Do not copy the pictures; transcribe all other material exactly.

== Supplied information

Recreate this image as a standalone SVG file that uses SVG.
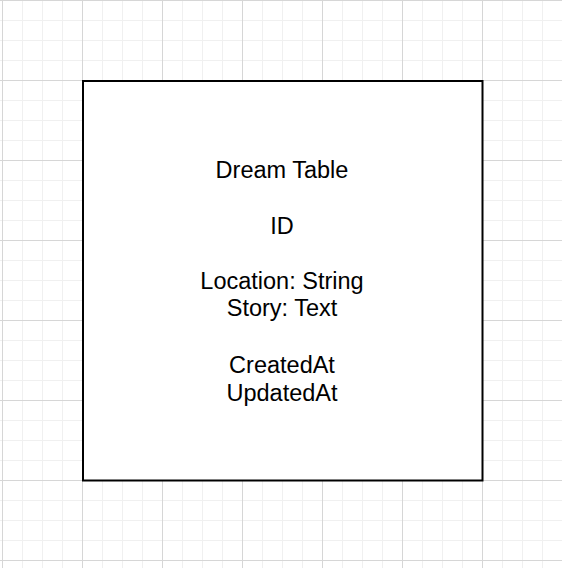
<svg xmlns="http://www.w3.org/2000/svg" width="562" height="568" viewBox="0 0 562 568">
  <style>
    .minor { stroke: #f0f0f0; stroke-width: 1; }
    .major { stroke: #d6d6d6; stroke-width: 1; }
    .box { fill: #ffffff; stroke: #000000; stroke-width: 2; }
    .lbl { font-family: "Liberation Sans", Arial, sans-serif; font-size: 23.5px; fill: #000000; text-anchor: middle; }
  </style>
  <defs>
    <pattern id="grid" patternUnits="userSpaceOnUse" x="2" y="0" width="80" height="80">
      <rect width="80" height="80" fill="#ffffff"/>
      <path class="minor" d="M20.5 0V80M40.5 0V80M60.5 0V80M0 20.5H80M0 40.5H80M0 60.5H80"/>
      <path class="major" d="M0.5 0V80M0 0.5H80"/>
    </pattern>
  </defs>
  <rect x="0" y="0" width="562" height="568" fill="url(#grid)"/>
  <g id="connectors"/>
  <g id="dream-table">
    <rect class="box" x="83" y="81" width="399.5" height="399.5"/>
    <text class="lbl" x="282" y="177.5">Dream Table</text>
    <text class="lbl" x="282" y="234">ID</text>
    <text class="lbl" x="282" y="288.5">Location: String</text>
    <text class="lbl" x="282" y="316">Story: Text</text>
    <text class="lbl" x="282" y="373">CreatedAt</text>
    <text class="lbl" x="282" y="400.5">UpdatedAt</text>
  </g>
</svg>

====

# Exercise response
Recreate this image as a standalone SVG file that uses SVG.
<svg xmlns="http://www.w3.org/2000/svg" width="562" height="568" viewBox="0 0 562 568">
  <style>
    .minor { stroke: #f0f0f0; stroke-width: 1; }
    .major { stroke: #d6d6d6; stroke-width: 1; }
    .box { fill: #ffffff; stroke: #000000; stroke-width: 2; }
    .lbl { font-family: "Liberation Sans", Arial, sans-serif; font-size: 23.5px; fill: #000000; text-anchor: middle; }
  </style>
  <defs>
    <pattern id="grid" patternUnits="userSpaceOnUse" x="2" y="0" width="80" height="80">
      <rect width="80" height="80" fill="#ffffff"/>
      <path class="minor" d="M20.5 0V80M40.5 0V80M60.5 0V80M0 20.5H80M0 40.5H80M0 60.5H80"/>
      <path class="major" d="M0.5 0V80M0 0.5H80"/>
    </pattern>
  </defs>
  <rect x="0" y="0" width="562" height="568" fill="url(#grid)"/>
  <g id="connectors"/>
  <g id="dream-table">
    <rect class="box" x="83" y="81" width="399.5" height="399.5"/>
    <text class="lbl" x="282" y="177.5">Dream Table</text>
    <text class="lbl" x="282" y="234">ID</text>
    <text class="lbl" x="282" y="288.5">Location: String</text>
    <text class="lbl" x="282" y="316">Story: Text</text>
    <text class="lbl" x="282" y="373">CreatedAt</text>
    <text class="lbl" x="282" y="400.5">UpdatedAt</text>
  </g>
</svg>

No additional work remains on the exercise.